AT 2 p.m. on a Sunday, most of the passengers on a Boston-bound plane appear tanned and relaxed, savoring the pleasures of a summer weekend. But scattered among them is another breed of traveler - industrious businessmen and women already getting a head start on the coming work week. At the front of the cabin, a man in a sport coat peers into an appointment book as he places a call on the Airfone. Another Sunday laborer, his tray table overflowing with computer printouts, punches a calculator with grim determination. A few rows behind him, a journalist with a deadline taps out a story on a laptop computer.
By 1990 standards, these high-tech gadgets offer opportunities for high-altitude work undreamed of a decade or so ago. But within the next few years even today's state-of-the-art apparatus will seem like kids' toys as technological advances make the flying office ever more sophisticated.
Last month Motorola announced plans to build a phone system that will operate anywhere on Earth, from the North Pole to Antarctica. Within six years workaholic airline passengers will be able to receive calls at 35,000 feet.

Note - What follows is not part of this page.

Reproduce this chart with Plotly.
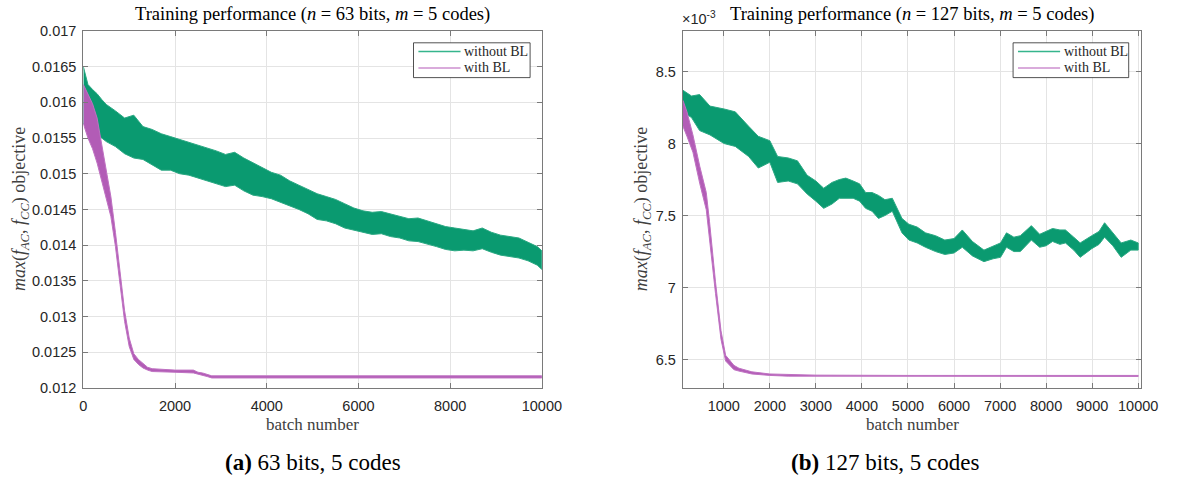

At the same time, COMSAT is crowing over the impending arrival of in-flight faxing services, along with airborne phone calls so clear they will ``sound as if they were made from your office. And within a year, the company promises, they will ``even make it possible to link you up with a laptop.''
The result, according to the company's ads, is that ``now you'll be able to remain in constant communication even while in the air. And that's important. Because when you're out of touch, you're out of control.''
The same philosophy drives hard-working patrons of tony beauty salons in New York, Chicago, and Beverly Hills to show up with attach'e cases filled with laptop computers, portable phones, and portable fax machines when they squeeze a haircut or blow dry into their overbooked schedules. Cutting deals while scissors snip away has become the latest sign of a busy life and a successful career.

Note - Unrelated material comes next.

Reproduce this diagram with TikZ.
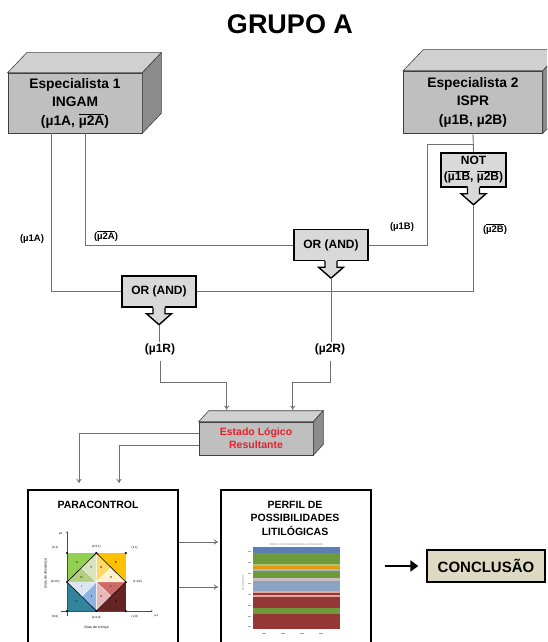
\documentclass[tikz,border=0pt]{standalone}
\usepackage{fontspec}
\setmainfont{Liberation Sans}
\usetikzlibrary{arrows.meta,calc}
\definecolor{frontgray}{HTML}{BFBFBF}
\definecolor{topgray}{HTML}{D0D0D0}
\definecolor{sidegray}{HTML}{8C8C8C}
\definecolor{edgegray}{HTML}{404040}
\definecolor{gatefill}{HTML}{D9D9D9}
\definecolor{linegray}{HTML}{707070}
\definecolor{estred}{HTML}{E8202A}
\definecolor{conclfill}{HTML}{DDD9C3}
\definecolor{cA}{HTML}{92D050}
\definecolor{cB}{HTML}{FFC000}
\definecolor{cC}{HTML}{31849B}
\definecolor{cD}{HTML}{632423}
\definecolor{cE}{HTML}{B3CF7F}
\definecolor{cF}{HTML}{D7E4BD}
\definecolor{cG}{HTML}{FFD966}
\definecolor{cH}{HTML}{FFF2CC}
\definecolor{cI}{HTML}{DCE6F2}
\definecolor{cJ}{HTML}{8EB4E3}
\definecolor{cK}{HTML}{E6B9B8}
\definecolor{cL}{HTML}{CD6A67}
\definecolor{pBlue}{HTML}{5B7FB5}
\definecolor{pGreen}{HTML}{6F9A3C}
\definecolor{pLGreen}{HTML}{A9C47A}
\definecolor{pOrange}{HTML}{E39B0B}
\definecolor{pLBlue}{HTML}{A5B8D0}
\definecolor{pLGray}{HTML}{CDBFBF}
\definecolor{pBGray}{HTML}{8DA3C4}
\definecolor{pSalmon}{HTML}{E0A89C}
\definecolor{pRed}{HTML}{953735}
\newcommand\ovl[1]{$\overline{\hbox{#1}}$}
\newcommand\cubefaces[3]{%
  \filldraw[draw=edgegray, fill=topgray, line width=0.6pt] (#1.north west) -- ++(#2,-#3) -- ($(#1.north east)+(#2,-#3)$) -- (#1.north east) -- cycle;
  \filldraw[draw=edgegray, fill=sidegray, line width=0.6pt] (#1.north east) -- ++(#2,-#3) -- ($(#1.south east)+(#2,-#3)$) -- (#1.south east) -- cycle;
}
\newcommand\gatearrow[2]{%
  \fill[gatefill] ($(#1.south)+(-6,-1.5)$) -- ($(#1.south)+(-6,6)$) -- ($(#1.south)+(-12.5,6)$) -- ($(#1.south)+(0,17)$) -- ($(#1.south)+(12.5,6)$) -- ($(#1.south)+(6,6)$) -- ($(#1.south)+(6,-1.5)$) -- cycle;
  \draw[black, line width=1.4pt] ($(#1.south)+(-6,0)$) -- ($(#1.south)+(-6,6)$) -- ($(#1.south)+(-12.5,6)$) -- ($(#1.south)+(0,17)$) coordinate (#2) -- ($(#1.south)+(12.5,6)$) -- ($(#1.south)+(6,6)$) -- ($(#1.south)+(6,0)$);
}
\tikzset{
  conn/.style={draw=linegray, line width=0.9pt},
  arr/.style={conn, -{To[length=4pt,width=5pt]}},
  bigarr/.style={draw=black, line width=2.6pt, -{Triangle[length=8pt,width=11pt]}},
  frontface/.style={draw=edgegray, fill=frontgray, line width=0.6pt, inner sep=0pt, align=center, font=\bfseries\fontsize{13.8}{18.5}\selectfont},
  gate/.style={draw=black, fill=gatefill, line width=1.4pt, inner sep=0pt, align=center, font=\bfseries\fontsize{12}{16}\selectfont},
  lbl/.style={font=\bfseries\fontsize{9.5}{11}\selectfont, inner sep=1pt},
  biglbl/.style={font=\bfseries\fontsize{12}{14}\selectfont, inner sep=1pt},
  panel/.style={draw=black, line width=1.6pt, fill=white, inner sep=0pt},
  tiny/.style={font=\fontsize{3}{3.5}\selectfont, inner sep=0.5pt},
}
\begin{document}
\begin{tikzpicture}[x=1pt,y=-1pt]
\useasboundingbox (0,0) rectangle (547,642);
\clip (0,0) rectangle (547,642);

% title
\node[font=\bfseries\fontsize{27}{30}\selectfont] (title) at (290,24) {GRUPO A};

% specialists
\node[frontface, minimum width=134pt, minimum height=60pt] (esp1) at (75,103) {Especialista 1\\INGAM\\(µ1A, \ovl{µ2A})};
\cubefaces{esp1}{19}{20}
\node[frontface, minimum width=139pt, minimum height=62pt] (esp2) at (473,102) {Especialista 2\\ISPR\\(µ1B, µ2B)};
\cubefaces{esp2}{20}{21}

% gates
\node[gate, minimum width=65pt, minimum height=34pt] (notg) at (473.5,170) {NOT\\(\ovl{µ1B}, \ovl{µ2B})};
\gatearrow{notg}{nottip}
\node[gate, minimum width=74pt, minimum height=31pt] (or2) at (331,245) {OR (AND)};
\gatearrow{or2}{or2tip}
\node[gate, minimum width=74pt, minimum height=31pt] (or1) at (159,291.5) {OR (AND)};
\gatearrow{or1}{or1tip}

% labels
\node[lbl] (l1a) at (32,239) {(µ1A)};
\node[lbl] (l2a) at (106,236) {(\ovl{µ2A})};
\node[lbl] (l1b) at (402,227) {(µ1B)};
\node[lbl] (l2b) at (495,229) {(\ovl{µ2B})};
\node[biglbl] (m1r) at (160,349) {(µ1R)};
\node[biglbl] (m2r) at (330,349) {(µ2R)};

% connectors top part
\draw[conn] (esp1.south west) ++(44,0) |- (or1.west);
\draw[conn] (esp1.south west) ++(78,0) |- (or2.west);
\draw[conn] (esp2.south) -- (notg.north);
\coordinate (br) at ($(esp2.south)+(0,11)$);
\draw[conn] (br) -| ($(or2.east)+(59,0)$) -- (or2.east);
\draw[conn] (nottip) |- (or1.east);
\draw[conn] (or1tip) -- (or1tip |- m1r.north);
\draw[conn] (or2tip) -- (or2tip |- m2r.north);

% estado
\node[frontface, minimum width=114pt, minimum height=33pt, font=\bfseries\fontsize{10.5}{13}\selectfont, text=estred] (estado) at (256,438.5) {Estado Lógico\\Resultante};
\cubefaces{estado}{10}{11}
\coordinate (etop1) at ($(estado.north west)+(28,-12)$);
\coordinate (etop2) at ($(estado.north west)+(94,-12)$);
\draw[arr] ([yshift=-5pt]m1r.south) -- ++(0,22) -| (etop1);
\draw[arr] ([yshift=-5pt]m2r.south) -- ++(0,22) -| (etop2);

% panels
\node[panel, minimum width=150pt, minimum height=175pt, anchor=north west] (para) at (27,489) {};
\node[panel, minimum width=150pt, minimum height=175pt, anchor=north west] (perfil) at (220,489) {};
\coordinate (pin1) at ($(para.north west)+(52,-6)$);
\coordinate (pin2) at ($(para.north west)+(92,-6)$);
\draw[arr] ([yshift=5.5pt]estado.west) -| (pin1);
\draw[arr] ([yshift=-6.5pt]estado.west) -| (pin2);
\draw[arr] ($(para.north east)+(0,53)$) -- ($(perfil.north west)+(-2,53)$);
\draw[arr] ($(para.north east)+(0,98)$) -- ($(perfil.north west)+(-2,98)$);

\node[font=\bfseries\fontsize{10.5}{13}\selectfont] (paratitle) at (98,505) {PARACONTROL};
\node[font=\bfseries\fontsize{10.5}{13.5}\selectfont, align=center] (perfiltitle) at (295,518) {PERFIL DE\\POSSIBILIDADES\\LITILÓGICAS};

% paracontrol chart
\begin{scope}[shift={(67,611)},x=58.8pt,y=58pt]
 \fill[cA] (0,1)--(0.5,1)--(0,0.5)--cycle;
 \fill[cB] (1,1)--(0.5,1)--(1,0.5)--cycle;
 \fill[cC] (0,0)--(0.5,0)--(0,0.5)--cycle;
 \fill[cD] (1,0)--(0.5,0)--(1,0.5)--cycle;
 \fill[cF] (0.5,1)--(0.25,0.75)--(0.5,0.5)--cycle;
 \fill[cE] (0,0.5)--(0.25,0.75)--(0.5,0.5)--cycle;
 \fill[cG] (0.5,1)--(0.75,0.75)--(0.5,0.5)--cycle;
 \fill[cH] (1,0.5)--(0.75,0.75)--(0.5,0.5)--cycle;
 \fill[cI] (0,0.5)--(0.25,0.25)--(0.5,0.5)--cycle;
 \fill[cJ] (0.5,0)--(0.25,0.25)--(0.5,0.5)--cycle;
 \fill[cK] (0.5,0)--(0.75,0.25)--(0.5,0.5)--cycle;
 \fill[cL] (1,0.5)--(0.75,0.25)--(0.5,0.5)--cycle;
 \draw[white, line width=0.4pt] (0.25,0.25)--(0.75,0.75) (0.25,0.75)--(0.75,0.25) (0.5,0)--(0.5,1) (0,0.5)--(1,0.5);
 \draw[black, line width=0.6pt] (0.5,1)--(0,0.5)--(0.5,0)--(1,0.5)--cycle;
 \draw[gray!60!black, line width=0.4pt, -{Stealth[length=2pt,width=1.6pt]}] (0,-0.08) -- (0,1.38);
 \draw[gray!60!black, line width=0.4pt, -{Stealth[length=2pt,width=1.6pt]}] (-0.1,0) -- (1.46,0);
 \foreach \p in {(0,0),(0.5,0),(1,0),(0,0.5),(1,0.5),(0,1),(0.5,1),(1,1)} \fill[black] \p circle[radius=1.2pt];
 \node[tiny] at (0.167,0.833) {A};
 \node[tiny] at (0.833,0.833) {B};
 \node[tiny] at (0.167,0.167) {C};
 \node[tiny] at (0.833,0.167) {D};
 \node[tiny] at (0.25,0.583) {E};
 \node[tiny] at (0.417,0.75) {F};
 \node[tiny] at (0.583,0.75) {G};
 \node[tiny] at (0.75,0.583) {H};
 \node[tiny] at (0.25,0.417) {I};
 \node[tiny] at (0.417,0.25) {J};
 \node[tiny] at (0.583,0.25) {K};
 \node[tiny] at (0.75,0.417) {L};
 \node[tiny] at (-0.2,1.09) {(0,1)};
 \node[tiny] at (0.5,1.1) {(1/2,1)};
 \node[tiny] at (1.15,1.09) {(1,1)};
 \node[tiny] at (-0.2,0.5) {(0,1/2)};
 \node[tiny] at (1.2,0.5) {(1,1/2)};
 \node[tiny] at (-0.2,-0.09) {(0,0)};
 \node[tiny] at (0.5,-0.12) {(1/2,0)};
 \node[tiny] at (1.15,-0.09) {(1,0)};
 \node[tiny] at (-0.11,1.33) {µ2};
 \node[tiny] at (1.52,-0.08) {µ1};
 \node[tiny, font=\itshape\fontsize{3.5}{4}\selectfont, rotate=90] at (-0.36,0.65) {Grau de descrença};
 \node[tiny, font=\itshape\fontsize{3.5}{4}\selectfont] at (0.5,-0.29) {Grau de crença};
\end{scope}

% perfil chart
\fill[pBlue] (253,547) rectangle (340,553);
\fill[pGreen] (253,553) rectangle (340,564);
\fill[pLGreen] (253,564) rectangle (340,566);
\fill[pOrange] (253,566) rectangle (340,569);
\fill[pLBlue] (253,569) rectangle (340,571);
\fill[pGreen] (253,571) rectangle (340,578);
\fill[pLGray] (253,578) rectangle (340,581);
\fill[pBGray] (253,581) rectangle (340,591);
\fill[pSalmon] (253,591) rectangle (340,592.5);
\fill[pRed] (253,592.5) rectangle (340,594.5);
\fill[pSalmon] (253,594.5) rectangle (340,597);
\fill[pRed] (253,597) rectangle (340,608);
\fill[pGreen] (253,608) rectangle (340,614);
\fill[pRed] (253,614) rectangle (340,629);
\node[font=\fontsize{2.6}{3}\selectfont, text=gray] (ptit) at (296.5,544.5) {PERFIL DE POSSIBILIDADES LITOLÓGICAS};
\node[font=\fontsize{2.6}{3}\selectfont, text=gray, rotate=90] (pyl) at (243,583) {Profundidade};
\foreach \yy in {551,562,573,583,594,605,616,626} \draw[gray!70, line width=0.5pt] (247.5,\yy) -- (250.5,\yy);
\foreach \xx in {264,283,302,321} \draw[gray!70, line width=0.5pt] (\xx-2,633) -- (\xx+2,633);

% conclusion
\node[draw=black, fill=conclfill, line width=1.4pt, minimum width=118pt, minimum height=32pt, inner sep=0pt, font=\bfseries\fontsize{15}{17}\selectfont] (concl) at (486,566) {CONCLUSÃO};
\draw[bigarr] ($(perfil.north east)+(13,77)$) -- ([xshift=-8pt]concl.west);
\end{tikzpicture}
\end{document}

For some, obviously, this high-tech wizardry represents a dream come true. For others, it may seem more like a nightmare, leaving them, in fact, ``out of touch'' and ``out of control'' with the areas of life they value the most.
Plugged into the portable office by an electronic umbilical cord, you are tethered to work wherever you go. There is no place to hide from the winking terminal or the buzzing phone.
Beepers hang from the fences of tennis courts and the bags on golf courses. The phrase ``off duty'' loses its meaning and its sweetness.
Using time productively is a worthy goal. But it would be a sad irony if the same equipment that offers the potential to liberate workers ended up shackling them to a high-tech ball and chain, turning them into slaves in an electronic sweatshop extended to every home, every car, every playground - and now the sky.
During the '80s, the power breakfast, the power lunch, even the power tea blurred the boundaries between work and non-work. But the sophisticated equipment of the '90s threatens to network earth and sky into one seamless workplace, open 24 hours a day.
The dirty little secret of super machines is that they are easier to turn on than to turn off. Thanks to the temptations presented by new capabilities, the stock market will become a 24-hour store in 1992. Last month the three leading American financial exchanges announced the beginning of ``global and continuous'' trading of stocks and options, the result of computer programs that operate nonstop.
The old fantasy - remember? - was that the '90s would usher in the Age of Leisure. There would be hobbies and shuffleboard for everybody - except, of course, the robots who would do all the work.
What a rude awakening!
Now that the cruise to nowhere has turned into a power flight, two questions occur: Who's going to watch the on-flight movies when all the laptop screens are blinking? And if this compulsive plugging-in continues on land, at sea, and in the air, how are we going to tell the humans from the robots anyway?